4. the 2nd tomcat receives the objects modified to replicate the new states.

 

Then I get the following :

 

 

2011-10-25 10:32:57,090 [Incoming-12,infinispan-cluster,tomcat-test1-1593] ERROR org.infinispan.interceptors.InvocationContextInterceptor - ISPN000136: Execution error

org.infinispan.util.concurrent.TimeoutException: Unable to acquire lock after [0 milliseconds] on key [com.XXXX..DBObjectl#6694706] for requestor [Thread[Incoming-12,infinispan-cluster,tomcat-test1-1593,5,Thread Pools]]! Lock held by [GlobalTransaction:<tomcat-test2-28268>:467:remote]

          at org.infinispan.container.EntryFactoryImpl.acquireLock(EntryFactoryImpl.java:240)

          at org.infinispan.container.EntryFactoryImpl.wrapEntryForWriting(EntryFactoryImpl.java:157)

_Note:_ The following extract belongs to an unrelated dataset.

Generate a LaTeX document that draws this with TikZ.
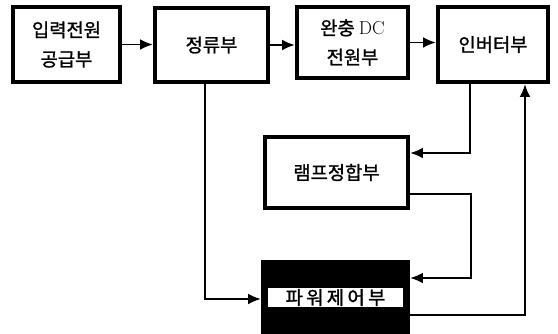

          at org.infinispan.container.EntryFactoryImpl.wrapEntryForWriting(EntryFactoryImpl.java:109)

          at org.infinispan.interceptors.LockingInterceptor.visitPutKeyValueCommand(LockingInterceptor.java:293)

          at org.infinispan.commands.write.PutKeyValueCommand.acceptVisitor(PutKeyValueCommand.java:77)

          at org.infinispan.interceptors.base.CommandInterceptor.invokeNextInterceptor(CommandInterceptor.java:119)

          at org.infinispan.interceptors.base.CommandInterceptor.handleDefault(CommandInterceptor.java:133)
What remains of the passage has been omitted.